Across the entries, how many lines have the string "chart" in them? Reply with only a number.

# [Data]
◆ ◆ ◆ ◆

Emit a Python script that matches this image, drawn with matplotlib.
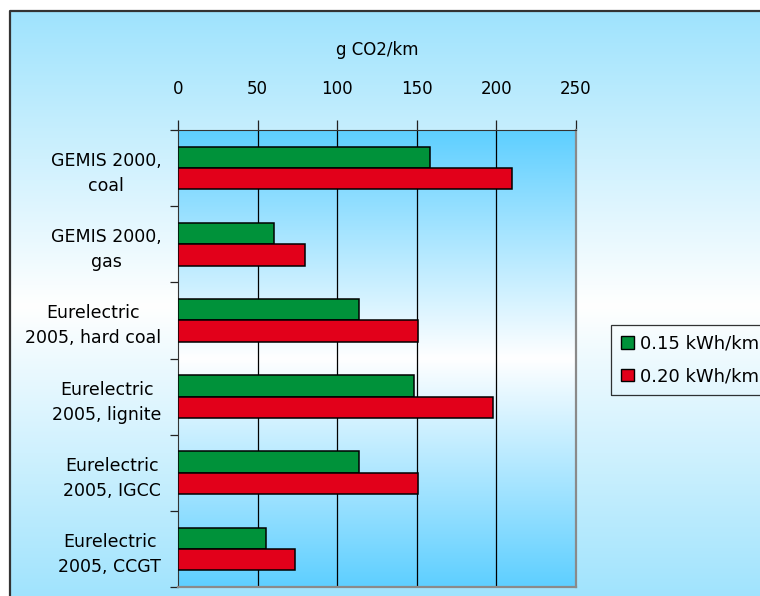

◆ ◆ ◆ ◆

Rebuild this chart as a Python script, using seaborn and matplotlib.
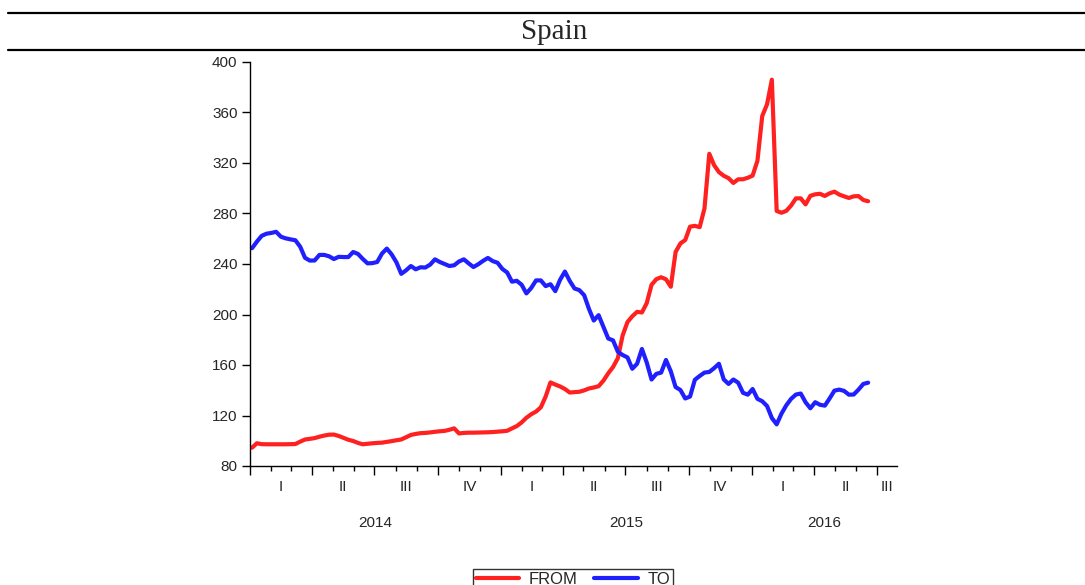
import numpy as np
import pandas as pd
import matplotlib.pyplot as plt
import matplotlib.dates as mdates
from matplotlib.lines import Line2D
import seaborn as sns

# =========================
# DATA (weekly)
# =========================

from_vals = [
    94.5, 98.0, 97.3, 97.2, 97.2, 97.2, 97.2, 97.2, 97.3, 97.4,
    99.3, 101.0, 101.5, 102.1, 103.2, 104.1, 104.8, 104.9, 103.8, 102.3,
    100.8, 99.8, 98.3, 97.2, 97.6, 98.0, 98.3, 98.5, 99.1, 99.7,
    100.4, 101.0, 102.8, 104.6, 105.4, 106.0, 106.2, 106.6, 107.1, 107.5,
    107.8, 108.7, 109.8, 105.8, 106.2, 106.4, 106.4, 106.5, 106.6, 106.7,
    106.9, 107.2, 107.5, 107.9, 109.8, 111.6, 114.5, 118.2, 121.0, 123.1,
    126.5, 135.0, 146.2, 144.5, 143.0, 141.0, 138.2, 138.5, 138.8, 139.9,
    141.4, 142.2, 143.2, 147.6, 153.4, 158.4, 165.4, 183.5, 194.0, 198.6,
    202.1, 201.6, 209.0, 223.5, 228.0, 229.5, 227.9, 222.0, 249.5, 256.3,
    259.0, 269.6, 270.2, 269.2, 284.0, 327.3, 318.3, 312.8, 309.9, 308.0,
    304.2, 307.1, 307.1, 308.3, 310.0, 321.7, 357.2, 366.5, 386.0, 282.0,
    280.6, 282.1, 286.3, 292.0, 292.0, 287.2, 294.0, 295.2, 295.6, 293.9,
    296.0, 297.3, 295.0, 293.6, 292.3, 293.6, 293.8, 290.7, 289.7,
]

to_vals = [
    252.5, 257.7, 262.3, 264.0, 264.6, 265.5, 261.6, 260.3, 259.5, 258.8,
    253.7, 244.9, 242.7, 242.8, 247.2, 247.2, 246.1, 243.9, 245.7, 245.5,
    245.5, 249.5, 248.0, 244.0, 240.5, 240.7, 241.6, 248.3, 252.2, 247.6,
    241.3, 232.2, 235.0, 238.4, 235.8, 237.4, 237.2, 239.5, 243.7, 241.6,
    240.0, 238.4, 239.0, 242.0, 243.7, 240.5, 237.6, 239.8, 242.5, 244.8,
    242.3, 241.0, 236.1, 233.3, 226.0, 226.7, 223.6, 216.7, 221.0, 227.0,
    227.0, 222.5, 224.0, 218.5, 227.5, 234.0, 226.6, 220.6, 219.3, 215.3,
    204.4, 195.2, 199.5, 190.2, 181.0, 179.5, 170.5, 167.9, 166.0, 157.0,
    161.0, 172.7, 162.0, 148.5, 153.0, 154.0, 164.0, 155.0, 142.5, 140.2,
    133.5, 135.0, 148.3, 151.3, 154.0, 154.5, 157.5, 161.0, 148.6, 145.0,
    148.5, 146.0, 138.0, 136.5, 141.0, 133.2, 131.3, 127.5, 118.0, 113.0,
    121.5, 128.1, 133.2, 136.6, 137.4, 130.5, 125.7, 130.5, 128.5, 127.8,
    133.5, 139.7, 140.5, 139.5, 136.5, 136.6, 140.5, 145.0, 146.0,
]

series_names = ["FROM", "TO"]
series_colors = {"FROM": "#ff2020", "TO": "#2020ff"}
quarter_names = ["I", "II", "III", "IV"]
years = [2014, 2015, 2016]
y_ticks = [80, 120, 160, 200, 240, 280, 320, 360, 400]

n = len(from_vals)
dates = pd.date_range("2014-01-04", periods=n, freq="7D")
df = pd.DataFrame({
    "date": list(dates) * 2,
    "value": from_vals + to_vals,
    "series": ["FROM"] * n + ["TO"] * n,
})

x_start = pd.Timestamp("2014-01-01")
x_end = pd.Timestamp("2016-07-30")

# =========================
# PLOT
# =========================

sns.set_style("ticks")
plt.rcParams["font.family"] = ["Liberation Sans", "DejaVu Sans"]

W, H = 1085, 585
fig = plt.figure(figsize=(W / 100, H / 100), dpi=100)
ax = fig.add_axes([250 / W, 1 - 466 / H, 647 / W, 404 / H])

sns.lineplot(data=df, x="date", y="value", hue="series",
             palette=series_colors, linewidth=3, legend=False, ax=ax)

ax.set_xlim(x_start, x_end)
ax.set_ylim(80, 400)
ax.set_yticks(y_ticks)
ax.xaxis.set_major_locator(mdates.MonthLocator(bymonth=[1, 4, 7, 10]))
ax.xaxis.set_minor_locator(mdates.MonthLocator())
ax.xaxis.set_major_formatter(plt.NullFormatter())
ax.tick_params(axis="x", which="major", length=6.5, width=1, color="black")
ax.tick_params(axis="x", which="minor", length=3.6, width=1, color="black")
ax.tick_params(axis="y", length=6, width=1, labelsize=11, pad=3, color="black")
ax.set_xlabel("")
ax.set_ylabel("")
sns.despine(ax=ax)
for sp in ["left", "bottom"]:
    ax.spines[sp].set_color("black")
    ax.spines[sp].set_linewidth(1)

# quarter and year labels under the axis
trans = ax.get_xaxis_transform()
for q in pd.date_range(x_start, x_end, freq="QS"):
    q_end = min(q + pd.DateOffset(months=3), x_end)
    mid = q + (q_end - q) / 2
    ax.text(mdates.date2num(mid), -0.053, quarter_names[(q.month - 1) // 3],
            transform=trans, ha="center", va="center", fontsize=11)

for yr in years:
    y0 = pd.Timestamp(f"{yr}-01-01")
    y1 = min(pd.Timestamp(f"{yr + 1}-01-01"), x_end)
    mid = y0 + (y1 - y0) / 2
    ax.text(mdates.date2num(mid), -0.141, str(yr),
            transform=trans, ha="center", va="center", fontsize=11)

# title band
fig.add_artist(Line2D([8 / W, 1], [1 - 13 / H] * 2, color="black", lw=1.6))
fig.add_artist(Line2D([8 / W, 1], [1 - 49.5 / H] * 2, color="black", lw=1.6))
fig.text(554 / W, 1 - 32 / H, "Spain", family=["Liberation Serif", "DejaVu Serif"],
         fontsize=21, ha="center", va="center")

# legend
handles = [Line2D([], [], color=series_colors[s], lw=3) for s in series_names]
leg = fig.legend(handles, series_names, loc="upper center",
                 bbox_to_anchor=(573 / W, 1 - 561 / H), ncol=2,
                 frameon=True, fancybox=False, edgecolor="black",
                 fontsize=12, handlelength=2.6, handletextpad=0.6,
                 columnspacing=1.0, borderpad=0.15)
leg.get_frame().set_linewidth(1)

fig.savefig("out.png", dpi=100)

◆ ◆ ◆ ◆

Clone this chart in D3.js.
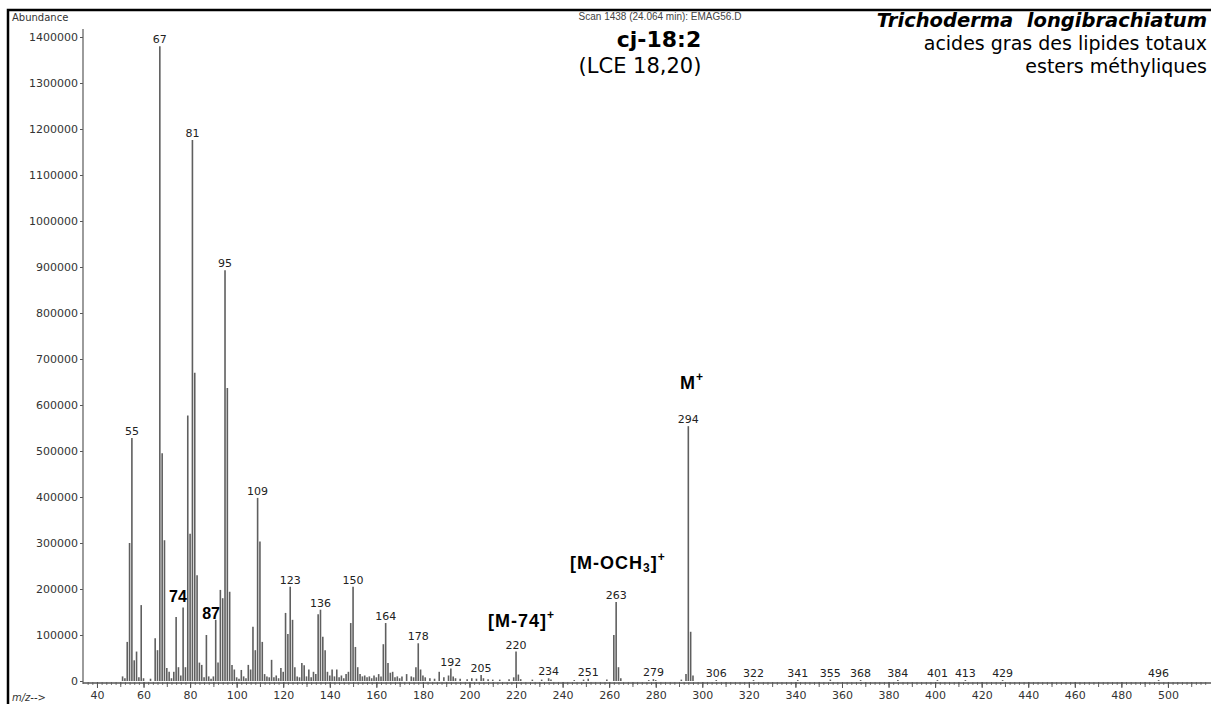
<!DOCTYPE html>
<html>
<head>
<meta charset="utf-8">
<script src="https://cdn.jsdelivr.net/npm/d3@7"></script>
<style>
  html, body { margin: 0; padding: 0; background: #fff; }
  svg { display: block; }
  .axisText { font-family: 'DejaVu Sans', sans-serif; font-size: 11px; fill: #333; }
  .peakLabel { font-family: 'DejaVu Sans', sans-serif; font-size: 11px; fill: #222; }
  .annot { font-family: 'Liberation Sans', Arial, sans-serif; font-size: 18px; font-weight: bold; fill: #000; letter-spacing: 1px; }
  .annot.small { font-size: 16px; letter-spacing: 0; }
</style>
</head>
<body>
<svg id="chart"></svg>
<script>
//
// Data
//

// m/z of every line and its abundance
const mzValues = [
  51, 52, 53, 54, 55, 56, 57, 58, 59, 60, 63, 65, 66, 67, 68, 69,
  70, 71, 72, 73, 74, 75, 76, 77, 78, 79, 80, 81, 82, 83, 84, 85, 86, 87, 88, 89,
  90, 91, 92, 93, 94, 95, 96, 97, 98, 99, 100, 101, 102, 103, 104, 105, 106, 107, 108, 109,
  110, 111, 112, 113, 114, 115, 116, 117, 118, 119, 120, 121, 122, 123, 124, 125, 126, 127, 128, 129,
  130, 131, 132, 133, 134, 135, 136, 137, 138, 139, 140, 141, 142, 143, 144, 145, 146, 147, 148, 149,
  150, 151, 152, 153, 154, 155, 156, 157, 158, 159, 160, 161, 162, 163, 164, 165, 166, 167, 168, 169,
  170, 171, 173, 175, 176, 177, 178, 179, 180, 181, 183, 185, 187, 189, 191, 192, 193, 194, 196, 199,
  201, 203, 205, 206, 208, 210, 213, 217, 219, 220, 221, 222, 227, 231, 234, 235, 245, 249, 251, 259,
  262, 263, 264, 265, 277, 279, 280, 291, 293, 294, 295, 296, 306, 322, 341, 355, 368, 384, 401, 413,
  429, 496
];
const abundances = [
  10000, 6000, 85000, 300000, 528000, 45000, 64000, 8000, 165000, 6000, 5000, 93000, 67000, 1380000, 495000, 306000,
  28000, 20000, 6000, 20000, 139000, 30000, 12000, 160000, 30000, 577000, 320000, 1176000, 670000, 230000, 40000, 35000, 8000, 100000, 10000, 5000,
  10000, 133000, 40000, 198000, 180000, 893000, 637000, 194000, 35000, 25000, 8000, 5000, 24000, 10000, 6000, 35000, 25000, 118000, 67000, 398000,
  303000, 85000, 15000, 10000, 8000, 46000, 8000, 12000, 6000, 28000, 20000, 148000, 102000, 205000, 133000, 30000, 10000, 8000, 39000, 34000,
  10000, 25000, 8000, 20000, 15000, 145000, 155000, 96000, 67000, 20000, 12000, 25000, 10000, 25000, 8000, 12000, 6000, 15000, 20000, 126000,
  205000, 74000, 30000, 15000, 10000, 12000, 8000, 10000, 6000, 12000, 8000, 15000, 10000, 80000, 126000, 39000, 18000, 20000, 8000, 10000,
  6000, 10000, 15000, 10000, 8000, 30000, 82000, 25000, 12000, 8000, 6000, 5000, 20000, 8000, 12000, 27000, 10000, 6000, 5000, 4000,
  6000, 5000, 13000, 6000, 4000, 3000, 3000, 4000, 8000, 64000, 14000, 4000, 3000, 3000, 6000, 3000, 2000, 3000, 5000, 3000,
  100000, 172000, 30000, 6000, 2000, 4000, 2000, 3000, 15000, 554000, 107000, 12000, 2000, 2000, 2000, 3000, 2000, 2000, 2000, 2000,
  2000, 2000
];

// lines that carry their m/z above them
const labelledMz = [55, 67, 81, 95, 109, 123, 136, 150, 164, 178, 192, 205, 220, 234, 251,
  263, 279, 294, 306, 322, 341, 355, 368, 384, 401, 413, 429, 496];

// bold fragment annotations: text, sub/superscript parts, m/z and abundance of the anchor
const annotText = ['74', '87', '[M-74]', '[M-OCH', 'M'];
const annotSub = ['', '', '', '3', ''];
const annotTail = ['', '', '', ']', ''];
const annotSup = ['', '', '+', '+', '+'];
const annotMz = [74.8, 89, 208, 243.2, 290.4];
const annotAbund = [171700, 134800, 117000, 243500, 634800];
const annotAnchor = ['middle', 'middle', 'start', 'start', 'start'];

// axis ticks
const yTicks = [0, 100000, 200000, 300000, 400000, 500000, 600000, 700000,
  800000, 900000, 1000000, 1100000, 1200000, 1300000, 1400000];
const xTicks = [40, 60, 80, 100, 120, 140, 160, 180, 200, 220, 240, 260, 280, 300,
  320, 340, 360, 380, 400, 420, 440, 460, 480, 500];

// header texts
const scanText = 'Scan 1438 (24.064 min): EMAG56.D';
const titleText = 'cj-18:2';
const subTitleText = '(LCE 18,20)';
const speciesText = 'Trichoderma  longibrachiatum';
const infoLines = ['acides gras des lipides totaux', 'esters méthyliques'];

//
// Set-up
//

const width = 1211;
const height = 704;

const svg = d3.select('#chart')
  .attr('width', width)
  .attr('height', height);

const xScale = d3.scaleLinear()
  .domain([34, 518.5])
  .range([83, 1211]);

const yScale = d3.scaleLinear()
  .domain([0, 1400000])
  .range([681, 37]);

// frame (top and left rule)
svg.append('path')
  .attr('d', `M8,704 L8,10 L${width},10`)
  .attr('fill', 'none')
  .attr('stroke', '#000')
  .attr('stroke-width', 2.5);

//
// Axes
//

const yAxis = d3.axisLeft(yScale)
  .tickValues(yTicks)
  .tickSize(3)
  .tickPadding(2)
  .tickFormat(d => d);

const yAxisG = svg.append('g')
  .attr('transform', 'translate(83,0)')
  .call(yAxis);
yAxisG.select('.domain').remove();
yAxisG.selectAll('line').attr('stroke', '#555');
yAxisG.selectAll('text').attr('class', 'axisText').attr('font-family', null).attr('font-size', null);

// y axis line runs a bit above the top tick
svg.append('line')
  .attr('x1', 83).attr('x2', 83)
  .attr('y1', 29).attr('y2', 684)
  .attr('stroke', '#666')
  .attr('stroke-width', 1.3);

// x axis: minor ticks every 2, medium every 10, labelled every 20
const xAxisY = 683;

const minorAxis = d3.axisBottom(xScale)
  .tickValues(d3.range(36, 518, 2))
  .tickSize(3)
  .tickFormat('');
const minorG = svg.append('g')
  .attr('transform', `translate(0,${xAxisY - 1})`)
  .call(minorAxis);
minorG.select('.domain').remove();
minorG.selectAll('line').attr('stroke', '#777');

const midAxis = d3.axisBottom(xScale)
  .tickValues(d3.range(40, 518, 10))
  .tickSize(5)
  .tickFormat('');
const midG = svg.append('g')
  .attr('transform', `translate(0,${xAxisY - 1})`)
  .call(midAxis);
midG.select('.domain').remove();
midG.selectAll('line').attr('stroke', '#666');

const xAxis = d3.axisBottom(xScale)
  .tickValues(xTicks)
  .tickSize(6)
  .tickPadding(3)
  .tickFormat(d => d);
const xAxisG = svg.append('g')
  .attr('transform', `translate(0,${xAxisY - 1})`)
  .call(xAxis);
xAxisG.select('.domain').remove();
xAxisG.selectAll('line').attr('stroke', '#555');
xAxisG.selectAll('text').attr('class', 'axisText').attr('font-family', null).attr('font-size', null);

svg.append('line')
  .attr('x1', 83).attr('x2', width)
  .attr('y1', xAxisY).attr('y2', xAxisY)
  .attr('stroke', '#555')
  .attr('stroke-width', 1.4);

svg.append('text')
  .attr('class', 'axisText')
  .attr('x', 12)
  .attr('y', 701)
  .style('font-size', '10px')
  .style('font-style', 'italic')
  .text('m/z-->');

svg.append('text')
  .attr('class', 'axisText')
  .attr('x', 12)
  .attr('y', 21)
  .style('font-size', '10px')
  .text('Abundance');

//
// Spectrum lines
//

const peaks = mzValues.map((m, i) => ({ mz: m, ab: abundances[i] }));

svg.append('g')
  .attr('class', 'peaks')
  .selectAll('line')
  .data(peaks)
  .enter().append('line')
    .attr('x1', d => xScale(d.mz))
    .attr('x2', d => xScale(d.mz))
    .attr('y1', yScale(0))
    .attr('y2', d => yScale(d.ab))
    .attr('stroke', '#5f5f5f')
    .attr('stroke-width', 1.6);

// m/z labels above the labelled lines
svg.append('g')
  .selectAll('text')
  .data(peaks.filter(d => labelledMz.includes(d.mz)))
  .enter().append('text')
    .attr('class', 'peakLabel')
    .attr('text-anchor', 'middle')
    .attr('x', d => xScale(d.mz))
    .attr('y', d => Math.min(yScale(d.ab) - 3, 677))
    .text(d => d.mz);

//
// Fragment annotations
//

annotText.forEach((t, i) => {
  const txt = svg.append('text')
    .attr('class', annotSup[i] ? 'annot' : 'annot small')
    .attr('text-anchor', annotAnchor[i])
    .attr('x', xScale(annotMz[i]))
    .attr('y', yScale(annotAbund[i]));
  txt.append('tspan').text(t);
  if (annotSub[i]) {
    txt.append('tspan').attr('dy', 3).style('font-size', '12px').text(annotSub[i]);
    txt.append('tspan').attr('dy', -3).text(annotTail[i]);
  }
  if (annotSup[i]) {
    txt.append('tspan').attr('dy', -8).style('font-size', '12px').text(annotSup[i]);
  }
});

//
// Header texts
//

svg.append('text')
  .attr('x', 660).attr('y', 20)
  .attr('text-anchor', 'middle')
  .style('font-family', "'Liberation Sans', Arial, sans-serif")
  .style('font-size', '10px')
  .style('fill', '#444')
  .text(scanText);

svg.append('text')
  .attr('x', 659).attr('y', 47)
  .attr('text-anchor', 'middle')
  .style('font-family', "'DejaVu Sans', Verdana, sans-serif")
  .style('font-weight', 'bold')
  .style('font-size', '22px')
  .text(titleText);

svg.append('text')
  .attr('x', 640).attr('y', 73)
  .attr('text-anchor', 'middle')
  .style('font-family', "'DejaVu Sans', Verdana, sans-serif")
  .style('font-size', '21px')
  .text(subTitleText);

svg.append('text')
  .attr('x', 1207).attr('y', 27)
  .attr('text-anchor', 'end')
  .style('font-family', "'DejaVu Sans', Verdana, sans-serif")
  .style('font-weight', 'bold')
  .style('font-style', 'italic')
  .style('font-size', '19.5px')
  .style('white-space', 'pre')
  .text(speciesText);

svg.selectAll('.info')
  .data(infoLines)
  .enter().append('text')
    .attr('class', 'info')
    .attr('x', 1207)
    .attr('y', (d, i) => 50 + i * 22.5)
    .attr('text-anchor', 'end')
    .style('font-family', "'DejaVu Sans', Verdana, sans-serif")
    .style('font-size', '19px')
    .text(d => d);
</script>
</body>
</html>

◆ ◆ ◆ ◆

# [Reply to the exercise]
4